The following scanning and editing workflow is based on acquiring a ‘raw RGB’ scan without any image-specific scanner adjustments. This workflow is recommended for all demanding work, especially when the best possible match to the original is required.

  1. Scan each original with identical settings to the profiling scan, for example with highlight and shadow densities fixed at about 0.10 and 4.00 respectively. Do NOT set highlight or shadow on the scanner.
  2. Scan with USM disabled.
  3. In Photoshop 6 (or higher), assign the scanner profile then (optionally) convert the image to an RGB working space like DonRGB4 or BestRGB.
  4. View the image through the CMYK profile with the Command - Y function.
  5. Create an adjustment layer for Levels and set the optimum white and black point of the image.

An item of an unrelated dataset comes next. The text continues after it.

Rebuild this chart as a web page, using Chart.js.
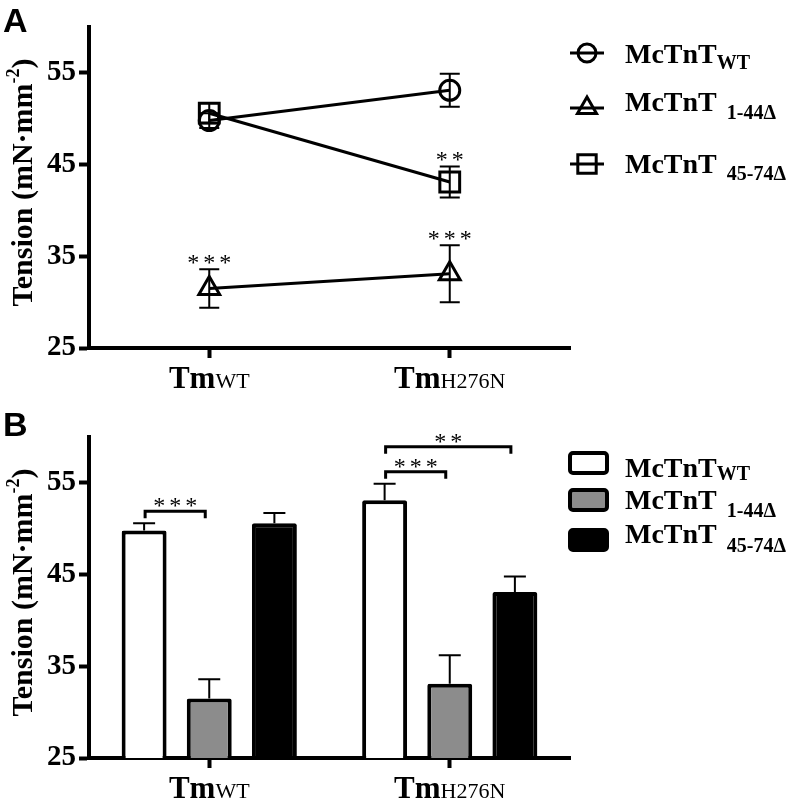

  6. If necessary, create a Curves adjustment layer to lighten or darken the image or remove a color cast.
  7. If necessary, create a Hue/Saturation adjustment layer to correct specific colors.
  8. Save the RGB image with adjustment layers for use on subsequent corrections.
  9. Convert the image to CMYK by Image - Mode - Convert to Profile (Edit - Convert to Profile in Photoshop CS2) using either the Perceptual intent, or the Relative Colorimetric intent with Black Point Compensation on.
  10. Apply USM either to a duplicate background layer in the RGB file, or to the CMYK image after conversion.

NOTE: As with all workflows, accuracy and consistency are dependent on many factors, only one of which is the profile. This workflow does not necessarily guarantee perfect results.